The Arco Norte (Northern Arc) is a principal highway that crosses the northeast part of Apaxco. This municipality has three state roads: Zumpango–Apaxco number 9 which connects Mexico City to Atitalaquia, State of Hidalgo. The west road, Huehuetoca–Apaxco number 6 cross Santa María, junctions to Conejos in Atotonilco de Tula, with connection to the Tula–Jorobas highway. The other municipal road connects with Pérez de Galeana and Coyotillos.

The railroad is on the Mexico City–Nuevo Laredo line, connecting to the US border.

== Demography ==

| Town | Population |
| Apaxco de Ocampo | 13,836 |
| Santa María Apaxco | 3,747 |
| Coyotillos | 3,084 |
| Pérez de Galeana | 1,844 |
| Total | 27,521 |

At the census of 2010, there were 27,521 people, The population density was rnd 27521/80.34. The median age was twenty-four years.

=== Religion ===
Catholicism represents 98% of the total population of the municipality, 15,796 persons in 1990. The parish main church is the San Francisco de Asís Parish and it belongs to the Diocese of Cuautitlán.

| Religion | Population (1990) |
| Roman Catholic | 15,796 |
| Protestantism | 287 |
| Atheism | 114 |
| Others | 208 |
| No specific | 47 |
| Total | 16,099 |

=== Health ===

There is a regional IMSS ('Mexican Social Security Institute') hospital. This municipality has three public health clinics: Instituto de Salud del Estado de México (ISEM) in Apaxco de Ocampo, Santa María Apaxco, and Coyotillos town. The principal causes of death are respiratory problems caused by cancer and pneumonia.

== Politics ==

| Mayor | Time |
|---|---|
| Guadalupe Hernández Méndez | 2003–2006 |
| Daniel Parra Ángeles | 2006–2009 |
| Ignacio Cruz García | 2009–2012 |
| Daniel Parra Ángeles | 2012–2015 |
| Jesús Cruz Parra | 2016– |

== Culture ==
The Archeological Museum of Apaxco is an important site at the main plaza where there are many archeological pieces from Toltec, Aztec and Teotihuacan cultures.

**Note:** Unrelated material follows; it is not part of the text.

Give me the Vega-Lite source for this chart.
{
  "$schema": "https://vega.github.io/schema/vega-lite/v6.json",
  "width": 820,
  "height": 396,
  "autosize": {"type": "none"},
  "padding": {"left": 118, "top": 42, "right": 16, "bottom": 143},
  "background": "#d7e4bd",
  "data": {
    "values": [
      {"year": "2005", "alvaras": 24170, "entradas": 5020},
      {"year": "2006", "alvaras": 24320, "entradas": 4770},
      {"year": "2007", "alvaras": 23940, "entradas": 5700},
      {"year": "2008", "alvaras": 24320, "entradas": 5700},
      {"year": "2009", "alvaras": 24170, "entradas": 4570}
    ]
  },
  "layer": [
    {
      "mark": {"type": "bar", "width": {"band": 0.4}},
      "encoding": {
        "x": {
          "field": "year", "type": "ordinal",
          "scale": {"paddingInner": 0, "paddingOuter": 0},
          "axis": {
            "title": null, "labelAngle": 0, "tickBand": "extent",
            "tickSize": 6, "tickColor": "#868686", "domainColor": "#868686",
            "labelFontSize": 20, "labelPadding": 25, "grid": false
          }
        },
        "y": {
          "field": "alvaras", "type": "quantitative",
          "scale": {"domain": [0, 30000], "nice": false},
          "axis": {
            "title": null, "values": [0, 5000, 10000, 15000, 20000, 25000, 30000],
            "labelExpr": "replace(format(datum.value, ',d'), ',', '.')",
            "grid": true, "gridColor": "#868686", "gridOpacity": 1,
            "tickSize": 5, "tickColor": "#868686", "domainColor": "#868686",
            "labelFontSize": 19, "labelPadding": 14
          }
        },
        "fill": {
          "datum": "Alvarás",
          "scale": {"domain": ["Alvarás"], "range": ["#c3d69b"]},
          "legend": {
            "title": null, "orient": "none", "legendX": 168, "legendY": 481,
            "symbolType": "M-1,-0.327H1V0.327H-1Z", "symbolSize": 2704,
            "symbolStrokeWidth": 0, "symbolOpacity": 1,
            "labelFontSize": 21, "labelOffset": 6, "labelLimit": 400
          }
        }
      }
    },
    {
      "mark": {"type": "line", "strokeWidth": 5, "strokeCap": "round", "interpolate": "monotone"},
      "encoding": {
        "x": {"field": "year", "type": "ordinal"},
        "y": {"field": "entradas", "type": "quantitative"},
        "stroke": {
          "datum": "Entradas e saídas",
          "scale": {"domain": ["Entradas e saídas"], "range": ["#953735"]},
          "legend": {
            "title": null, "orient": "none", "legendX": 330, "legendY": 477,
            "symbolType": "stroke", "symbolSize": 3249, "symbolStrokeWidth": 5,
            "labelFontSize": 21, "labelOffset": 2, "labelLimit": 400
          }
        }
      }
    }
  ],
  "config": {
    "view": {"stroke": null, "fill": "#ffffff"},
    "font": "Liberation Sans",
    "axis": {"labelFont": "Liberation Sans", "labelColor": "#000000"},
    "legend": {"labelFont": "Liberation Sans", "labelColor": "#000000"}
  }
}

Saint Francis parish is a monument within Apaxco de Ocampo. This temple was constructed in various phases, begun by Franciscan priests. The atrium is a large space encased in stone, topped by a cross with Christian and indigenous symbols. Inside is a boveda (arched ceiling) with a chorus to the baroque altar. The facade contains two doorways that are elaborately decorated in stonework containing indigenous symbolism. The temple is dedicated to the Saint Francis of Assisi. During the first week of October, las Fiestas Franciscanas is held, with a procession through the main streets, music, games, and pyrotechnics.

La Misión chapel is a monument in Apaxco de Ocampo. This chapel, constructed in the Spanish period, is a small Catholic church occupied by religious priests for the purpose of evangelizing the indigenous people.

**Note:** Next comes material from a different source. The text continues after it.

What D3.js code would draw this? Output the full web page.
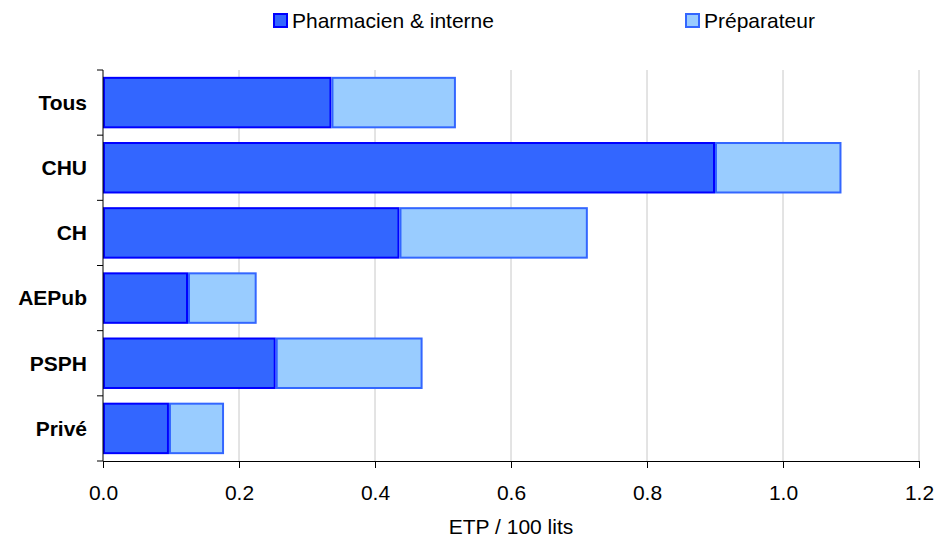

Railroad station Apaxco is a building that was constructed in the 19th century to connect Tula railway to Querétaro City.

On September 16 and November 20, the schoolchildren parade through the streets in school and sport uniforms, along with various public servants.

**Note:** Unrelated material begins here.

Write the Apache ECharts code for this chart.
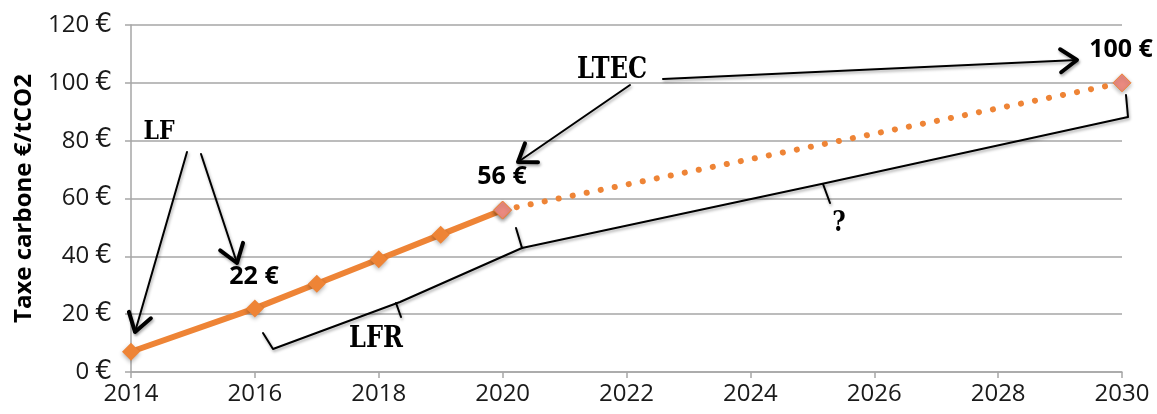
<!DOCTYPE html>
<html>
<head>
<meta charset="utf-8">
<script src="https://cdn.jsdelivr.net/npm/echarts@6/dist/echarts.min.js"></script>
<style>
html,body{margin:0;padding:0;background:#fff;}
#chart{width:1157px;height:414px;}
</style>
</head>
<body>
<div id="chart"></div>
<script>
// Data
const lawYears = [2014, 2016, 2017, 2018, 2019, 2020];
const lawValues = [7, 22, 30.5, 39, 47.5, 56];
const targetYears = [2020, 2030];
const targetValues = [56, 100];
const yAxisTitle = 'Taxe carbone €/tCO2';

const ORANGE = '#EE8436';
const PINK = '#EA8A80';
const SERIF = 'DejaVu Serif';
const SANS = 'Open Sans';

const chart = echarts.init(document.getElementById('chart'));

const lineShadow = { shadowColor: 'rgba(0,0,0,0.35)', shadowBlur: 3, shadowOffsetX: 1, shadowOffsetY: 2 };

function line(points, w) {
  return { type: 'polyline', silent: true, z: 50,
    shape: { points: points },
    style: Object.assign({ stroke: '#000', lineWidth: w, fill: null, lineCap: 'round', lineJoin: 'round' }, lineShadow) };
}
function arrow(x1, y1, x2, y2, len, ang) {
  const a = Math.atan2(y1 - y2, x1 - x2);
  const r = ang * Math.PI / 180;
  const p1 = [x2 + len * Math.cos(a + r), y2 + len * Math.sin(a + r)];
  const p2 = [x2 + len * Math.cos(a - r), y2 + len * Math.sin(a - r)];
  return [line([[x1, y1], [x2, y2]], 2), line([p1, [x2, y2], p2], 4)];
}
function text(t, x, y, font, size, sy) {
  return { type: 'text', silent: true, z: 60, x: x, y: y, scaleY: sy || 1, originX: 0, originY: 0,
    style: { text: t, fill: '#000', fontFamily: font, fontSize: size, fontWeight: 'bold', align: 'center', verticalAlign: 'middle' } };
}

const graphics = [].concat(
  arrow(187, 152, 135, 332, 21, 33),
  arrow(201, 154, 237, 263, 21, 35),
  arrow(630, 85, 518, 162, 20, 35),
  arrow(663, 79, 1077, 60, 20, 35),
  [
    line([[263, 333], [273, 349], [400, 302], [522, 248]], 2),
    line([[396, 303], [401, 317]], 2),
    line([[516, 228], [522, 248], [826, 183], [1128, 117], [1126, 95]], 2),
    line([[823, 184], [830, 203]], 2),
    text('LF', 159, 132, SERIF, 22, 1.22),
    text('LTEC', 612, 70, SERIF, 24, 1.27),
    text('LFR', 376, 339, SERIF, 24, 1.27),
    text('?', 839, 224, SERIF, 23, 1.25),
    text('22 €', 254, 277, SANS, 25),
    text('56 €', 502, 177, SANS, 25),
    text('100 €', 1121, 50, SANS, 25)
  ]
);

chart.setOption({
  animation: false,
  grid: { left: 131, right: 35, top: 25, bottom: 42, containLabel: false },
  xAxis: {
    type: 'value', min: 2014, max: 2030, interval: 2,
    axisLine: { show: true, lineStyle: { color: '#A6A6A6', width: 1.5 } },
    axisTick: { show: true, length: 6, lineStyle: { color: '#A6A6A6', width: 1.5 } },
    splitLine: { show: false },
    axisLabel: { color: '#1a1a1a', fontFamily: SANS, fontSize: 24, margin: 10, formatter: v => String(v) }
  },
  yAxis: {
    type: 'value', min: 0, max: 120, interval: 20,
    name: yAxisTitle, nameLocation: 'middle', nameGap: 95, nameRotate: 90,
    nameTextStyle: { color: '#000', fontFamily: SANS, fontSize: 24, fontWeight: 'bold' },
    axisLine: { show: true, lineStyle: { color: '#A6A6A6', width: 1.5 } },
    axisTick: { show: true, length: 6, lineStyle: { color: '#A6A6A6', width: 1.5 } },
    splitLine: { show: true, lineStyle: { color: '#A6A6A6', width: 1.5 } },
    axisLabel: {
      color: '#1a1a1a', fontFamily: SANS, fontSize: 24, margin: 19,
      formatter: v => '{n|' + v + '} {e|€}',
      rich: {
        n: { fontFamily: SANS, fontSize: 24, color: '#1a1a1a' },
        e: { fontFamily: 'DejaVu Sans', fontSize: 26, color: '#1a1a1a' }
      }
    }
  },
  series: [
    {
      type: 'line', z: 10,
      data: lawYears.map((y, i) => [y, lawValues[i]]),
      symbol: 'diamond', symbolSize: 18,
      lineStyle: { color: ORANGE, width: 6 },
      itemStyle: { color: ORANGE, shadowColor: 'rgba(0,0,0,0.3)', shadowBlur: 4, shadowOffsetY: 2 }
    },
    {
      type: 'line', z: 11,
      data: targetYears.map((y, i) => [y, targetValues[i]]),
      symbol: 'diamond', symbolSize: 18,
      lineStyle: { color: ORANGE, width: 6, type: [0.1, 14.2], cap: 'round' },
      itemStyle: { color: PINK, borderColor: ORANGE, borderWidth: 1, shadowColor: 'rgba(0,0,0,0.3)', shadowBlur: 4, shadowOffsetY: 2 }
    }
  ],
  graphic: graphics
});
</script>
</body>
</html>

The Franciscan Cultural Festival is an annual artists exhibition taking place on October 4.

== Sports and Entertainment ==
The first modern sport practiced in Apaxco was football. When cement factory workers arrived, racquetball began to be practiced. Racquetball can be played at the Deportivo Apaxco complex in Loma Bonita, south of town.

The hills of Apaxco were used to pasture cows and sheep; the Spanish had very large haciendas and employed indigenous people as vaqueros or herdsman, who became excellent horsemen. This heritage is recognized in practicing the charrería, a nine-event competition.